With vintage and fruit products leading the way, sales of cider might be going great guns in c-stores, but the manufacturers are now facing a big challenge for the future. A period of what Mintel calls “phenomenal” growth has slowed as the market becomes saturated with brands all trying to out-do each other.

It suggests the answer is to continue the path upmarket by using new opportunities to tell shoppers about a product’s heritage and provenance on the shelf. This could mean, like craft beer, cider becomes more of a ‘foodie’ product to rival wine. Beer and food pairings are now in the mainstream, so is there now space for cider to get in on the dinner party act?

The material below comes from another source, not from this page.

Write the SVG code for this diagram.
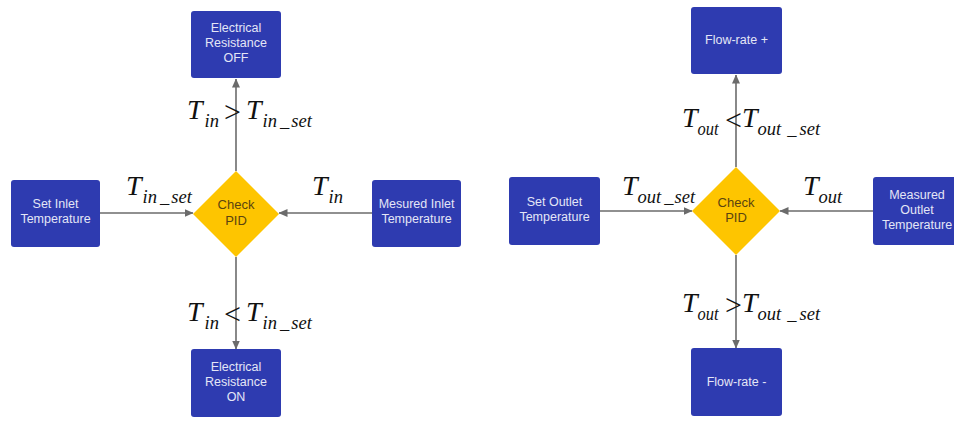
<svg xmlns="http://www.w3.org/2000/svg" width="954" height="421" viewBox="0 0 954 421">
<defs>
<marker id="ah" markerWidth="9" markerHeight="8" refX="8.5" refY="4" orient="auto" markerUnits="userSpaceOnUse">
<path d="M0,0 L9,4 L0,8 z" fill="#6b6b6b"/>
</marker>
<style>
.box{fill:#2e3bb0;}
.bt{font-family:"Liberation Sans",Arial,sans-serif;font-size:12.5px;fill:#e4e6f6;text-anchor:middle;}
.dia{fill:#fec500;}
.dt{font-family:"Liberation Sans",Arial,sans-serif;font-size:13px;fill:#5a4410;text-anchor:middle;}
.conn line{stroke:#6b6b6b;stroke-width:1.6;marker-end:url(#ah);}
.m{font-family:"Liberation Serif","Times New Roman",serif;font-style:italic;font-size:28px;fill:#111;}
.s{font-size:18.5px;}
.r{font-style:normal;font-size:30px;}
</style>
</defs>
<rect width="954" height="421" fill="#ffffff"/>

<g id="conn-left" class="conn">
<line x1="236" y1="171" x2="236" y2="79"/>
<line x1="236" y1="257" x2="236" y2="349"/>
<line x1="100" y1="213" x2="193" y2="213"/>
<line x1="372" y1="213" x2="279" y2="213"/>
</g>
<g id="conn-right" class="conn">
<line x1="736" y1="167" x2="736" y2="75"/>
<line x1="736" y1="255" x2="736" y2="348"/>
<line x1="600" y1="211" x2="692" y2="211"/>
<line x1="873" y1="211" x2="780" y2="211"/>
</g>

<g id="res-off"><rect class="box" x="191" y="11" width="90" height="67" rx="3"/>
<text class="bt" x="236" y="32">Electrical</text><text class="bt" x="236" y="47">Resistance</text><text class="bt" x="236" y="62">OFF</text></g>
<g id="res-on"><rect class="box" x="191" y="349" width="90" height="68" rx="3"/>
<text class="bt" x="236" y="371">Electrical</text><text class="bt" x="236" y="386">Resistance</text><text class="bt" x="236" y="401">ON</text></g>
<g id="set-inlet"><rect class="box" x="11" y="180" width="89" height="67" rx="3"/>
<text class="bt" x="55.5" y="208">Set Inlet</text><text class="bt" x="55.5" y="223">Temperature</text></g>
<g id="meas-inlet"><rect class="box" x="372" y="180" width="89" height="67" rx="3"/>
<text class="bt" x="416.5" y="208">Mesured Inlet</text><text class="bt" x="416.5" y="223">Temperature</text></g>
<g id="check-left"><polygon class="dia" points="236,171 279,214 236,257 193,214"/>
<text class="dt" x="236" y="209">Check</text><text class="dt" x="236" y="225">PID</text></g>

<g id="flow-plus"><rect class="box" x="691" y="7" width="91" height="67" rx="3"/>
<text class="bt" x="736.5" y="44">Flow-rate +</text></g>
<g id="flow-minus"><rect class="box" x="691" y="348" width="91" height="68" rx="3"/>
<text class="bt" x="736.5" y="386">Flow-rate -</text></g>
<g id="set-outlet"><rect class="box" x="509" y="177" width="91" height="68" rx="3"/>
<text class="bt" x="554.5" y="206">Set Outlet</text><text class="bt" x="554.5" y="221">Temperature</text></g>
<g id="meas-outlet"><rect class="box" x="873" y="177" width="90" height="68" rx="3"/>
<text class="bt" x="917" y="199">Measured</text><text class="bt" x="917" y="214">Outlet</text><text class="bt" x="917" y="229">Temperature</text></g>
<g id="check-right"><polygon class="dia" points="736,167 780,211 736,255 692,211"/>
<text class="dt" x="736" y="207">Check</text><text class="dt" x="736" y="222">PID</text></g>

<g id="labels">
<text class="m" x="187" y="119">T<tspan class="s" dx="2" dy="8">in</tspan><tspan class="r" x="224" y="122">&gt;</tspan><tspan x="246" y="119">T</tspan><tspan class="s" dx="1" dy="8">in</tspan><tspan class="s" dx="3">_</tspan><tspan class="s" dx="2">set</tspan></text>
<text class="m" x="187" y="321">T<tspan class="s" dx="2" dy="8">in</tspan><tspan class="r" x="224" y="324">&lt;</tspan><tspan x="246" y="321">T</tspan><tspan class="s" dx="1" dy="8">in</tspan><tspan class="s" dx="3">_</tspan><tspan class="s" dx="2">set</tspan></text>
<text class="m" x="126" y="195">T<tspan class="s" dx="1" dy="8">in</tspan><tspan class="s" dx="3">_</tspan><tspan class="s" dx="2">set</tspan></text>
<text class="m" x="312" y="195">T<tspan class="s" dx="1" dy="8">in</tspan></text>

<text class="m" x="682" y="127">T<tspan class="s" dy="8" textLength="21" lengthAdjust="spacingAndGlyphs">out</tspan><tspan class="r" x="725" y="130">&lt;</tspan><tspan x="742" y="127">T</tspan><tspan class="s" dy="8">out</tspan><tspan class="s" dx="6">_</tspan><tspan class="s" dx="3">set</tspan></text>
<text class="m" x="682" y="312">T<tspan class="s" dy="8" textLength="21" lengthAdjust="spacingAndGlyphs">out</tspan><tspan class="r" x="725" y="315">&gt;</tspan><tspan x="742" y="312">T</tspan><tspan class="s" dy="8">out</tspan><tspan class="s" dx="6">_</tspan><tspan class="s" dx="3">set</tspan></text>
<text class="m" x="622" y="195">T<tspan class="s" dy="8">out</tspan><tspan class="s" dx="3">_</tspan><tspan class="s" dx="1">set</tspan></text>
<text class="m" x="803" y="195">T<tspan class="s" dy="8">out</tspan></text>
</g>
</svg>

Martin Thatcher, fourth generation cidermaker at Thatchers Cider, certainly thinks so. “Offering new ideas and promoting the versatility of cider is a great way for retailers to add interest to their merchandising. We’ve come up with some wonderful cider cocktails, which are really on trend. We’ve also produced a Guide to Pairing Cider with Food, which explains which styles of cider go well with different food types, helping retailers come up with cider and food pairing recommendations for customers. This works particularly well during the outdoor party and barbecue season when there are plenty of opportunities for cross-merchandising.”

This new foodie focus on cider certainly hasn’t been lost on Richard. A fair proportion of his cider stock goes to fuel student parties (“You look at the figures and say ‘yep – there was a party on that Tuesday,” he laughs). But he’s also noticed young professionals buying it as an on-trend choice for other less-raucous social occasions.

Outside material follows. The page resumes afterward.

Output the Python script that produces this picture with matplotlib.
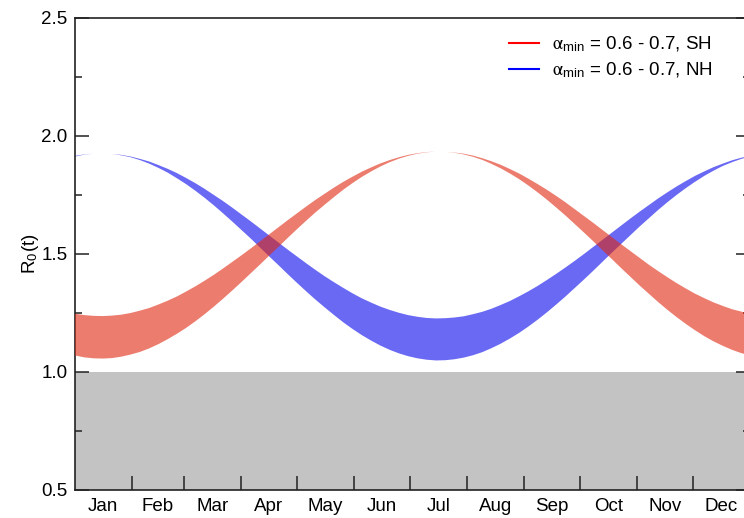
import matplotlib
matplotlib.use("Agg")
import matplotlib.pyplot as plt
from matplotlib.lines import Line2D
from matplotlib.ticker import FixedLocator, MultipleLocator, NullFormatter, FormatStrFormatter

plt.rcParams['font.family'] = ['Liberation Sans', 'DejaVu Sans']
plt.rcParams['mathtext.fontset'] = 'stix'

days = list(range(0, 366, 5))

# northern hemisphere band (blue)
nh_upper = [1.918, 1.924, 1.927, 1.928, 1.926, 1.922, 1.915, 1.905, 1.894, 1.879,
            1.863, 1.845, 1.824, 1.802, 1.778, 1.752, 1.726, 1.698, 1.669, 1.640,
            1.610, 1.580, 1.550, 1.520, 1.491, 1.462, 1.434, 1.407, 1.382, 1.358,
            1.335, 1.314, 1.296, 1.279, 1.265, 1.253, 1.243, 1.236, 1.231, 1.229,
            1.230, 1.233, 1.238, 1.247, 1.257, 1.270, 1.286, 1.303, 1.323, 1.344,
            1.367, 1.392, 1.418, 1.445, 1.473, 1.502, 1.532, 1.562, 1.592, 1.622,
            1.652, 1.681, 1.709, 1.737, 1.763, 1.788, 1.811, 1.833, 1.852, 1.870,
            1.885, 1.899, 1.910, 1.918]
nh_lower = [1.915, 1.923, 1.927, 1.928, 1.926, 1.920, 1.912, 1.900, 1.885, 1.867,
            1.847, 1.823, 1.798, 1.770, 1.740, 1.708, 1.674, 1.639, 1.603, 1.567,
            1.529, 1.491, 1.454, 1.416, 1.379, 1.343, 1.308, 1.275, 1.243, 1.212,
            1.184, 1.158, 1.135, 1.114, 1.096, 1.081, 1.069, 1.060, 1.054, 1.051,
            1.052, 1.056, 1.063, 1.073, 1.086, 1.103, 1.122, 1.144, 1.168, 1.195,
            1.224, 1.255, 1.288, 1.322, 1.358, 1.394, 1.431, 1.469, 1.507, 1.544,
            1.581, 1.618, 1.653, 1.688, 1.721, 1.752, 1.781, 1.808, 1.833, 1.855,
            1.875, 1.891, 1.905, 1.915]

# southern hemisphere band (red)
sh_upper = [1.249, 1.243, 1.240, 1.239, 1.241, 1.245, 1.252, 1.262, 1.273, 1.288,
            1.304, 1.322, 1.343, 1.365, 1.389, 1.414, 1.441, 1.469, 1.497, 1.526,
            1.556, 1.586, 1.616, 1.646, 1.675, 1.704, 1.732, 1.758, 1.784, 1.808,
            1.830, 1.851, 1.869, 1.886, 1.900, 1.912, 1.922, 1.929, 1.934, 1.936,
            1.935, 1.932, 1.927, 1.919, 1.908, 1.895, 1.880, 1.862, 1.843, 1.821,
            1.798, 1.774, 1.748, 1.721, 1.692, 1.663, 1.634, 1.604, 1.574, 1.544,
            1.515, 1.486, 1.457, 1.430, 1.404, 1.379, 1.356, 1.334, 1.315, 1.297,
            1.282, 1.268, 1.258, 1.249]
sh_lower = [1.072, 1.064, 1.060, 1.059, 1.061, 1.067, 1.076, 1.087, 1.102, 1.120,
            1.141, 1.164, 1.189, 1.217, 1.247, 1.279, 1.313, 1.348, 1.384, 1.421,
            1.458, 1.496, 1.533, 1.571, 1.608, 1.644, 1.679, 1.712, 1.744, 1.775,
            1.803, 1.829, 1.852, 1.873, 1.891, 1.906, 1.918, 1.927, 1.933, 1.936,
            1.935, 1.931, 1.924, 1.914, 1.901, 1.884, 1.865, 1.843, 1.819, 1.792,
            1.763, 1.732, 1.699, 1.665, 1.629, 1.593, 1.556, 1.518, 1.481, 1.443,
            1.406, 1.369, 1.334, 1.299, 1.266, 1.235, 1.206, 1.179, 1.154, 1.132,
            1.113, 1.096, 1.082, 1.072]

months = ['Jan', 'Feb', 'Mar', 'Apr', 'May', 'Jun', 'Jul', 'Aug', 'Sep', 'Oct', 'Nov', 'Dec']
month_len = [31, 28, 31, 30, 31, 30, 31, 31, 30, 31, 30, 31]

month_edges = [0]
for n in month_len:
    month_edges.append(month_edges[-1] + n)
month_mid = [(month_edges[i] + month_edges[i + 1]) / 2 for i in range(12)]

fig = plt.figure(figsize=(7.44, 5.18), dpi=100)
ax = fig.add_axes([0.1003, 0.0541, 0.9078, 0.9112])

ax.axhspan(0.5, 1.0, color='#c3c3c3', lw=0, zorder=0)

ax.fill_between(days, nh_lower, nh_upper, color='#0505ee', alpha=0.6, lw=0, zorder=2)
ax.fill_between(days, sh_lower, sh_upper, color='#df250d', alpha=0.6, lw=0, zorder=3)

ax.set_xlim(0, 365)
ax.set_ylim(0.5, 2.5)

# month boundaries carry the tick marks, names sit in the middle of each month
ax.xaxis.set_major_locator(FixedLocator(month_edges[1:-1]))
ax.xaxis.set_major_formatter(NullFormatter())
ax.xaxis.set_minor_locator(FixedLocator(month_mid))
ax.set_xticklabels(months, minor=True)
ax.tick_params(axis='x', which='major', direction='in', length=10, width=1.1, color='#222222')
ax.tick_params(axis='x', which='minor', length=0, pad=6, labelsize=13.5)

ax.yaxis.set_major_locator(MultipleLocator(0.5))
ax.yaxis.set_minor_locator(MultipleLocator(0.25))
ax.yaxis.set_major_formatter(FormatStrFormatter('%.1f'))
ax.tick_params(axis='y', which='both', direction='in', right=True, width=1.1,
               color='#222222', labelsize=13.5, pad=5)
ax.tick_params(axis='y', which='major', length=10)
ax.tick_params(axis='y', which='minor', length=5)

for s in ax.spines.values():
    s.set_linewidth(1.2)
    s.set_color('#222222')

ax.set_ylabel(r'R$_\mathregular{0}$(t)', fontsize=13.5, labelpad=0)

handles = [Line2D([], [], color='red', lw=1.5), Line2D([], [], color='blue', lw=1.5)]
labels = [r'$\mathrm{\alpha}_{\mathregular{min}}$ = 0.6 - 0.7, SH',
          r'$\mathrm{\alpha}_{\mathregular{min}}$ = 0.6 - 0.7, NH']
ax.legend(handles, labels, loc='upper right', bbox_to_anchor=(0.958, 0.985), frameon=False,
          fontsize=13.5, handlelength=1.55, handletextpad=0.7, borderpad=0, labelspacing=0.35)

fig.savefig('out.png', dpi=100)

“I think it’s probably very 1980s to say that everyone goes along and takes a bottle of white wine to a party these days,” he says.

“I think cider is becoming a bit of a substitute to traditional wines as they used to be. People can take a bottle of cider along to an event as opposed to having to have a six-pack of lager or bottle of wine.

“I think it just opens the market up a little bit more. People these days are more adventurous than they used to be.”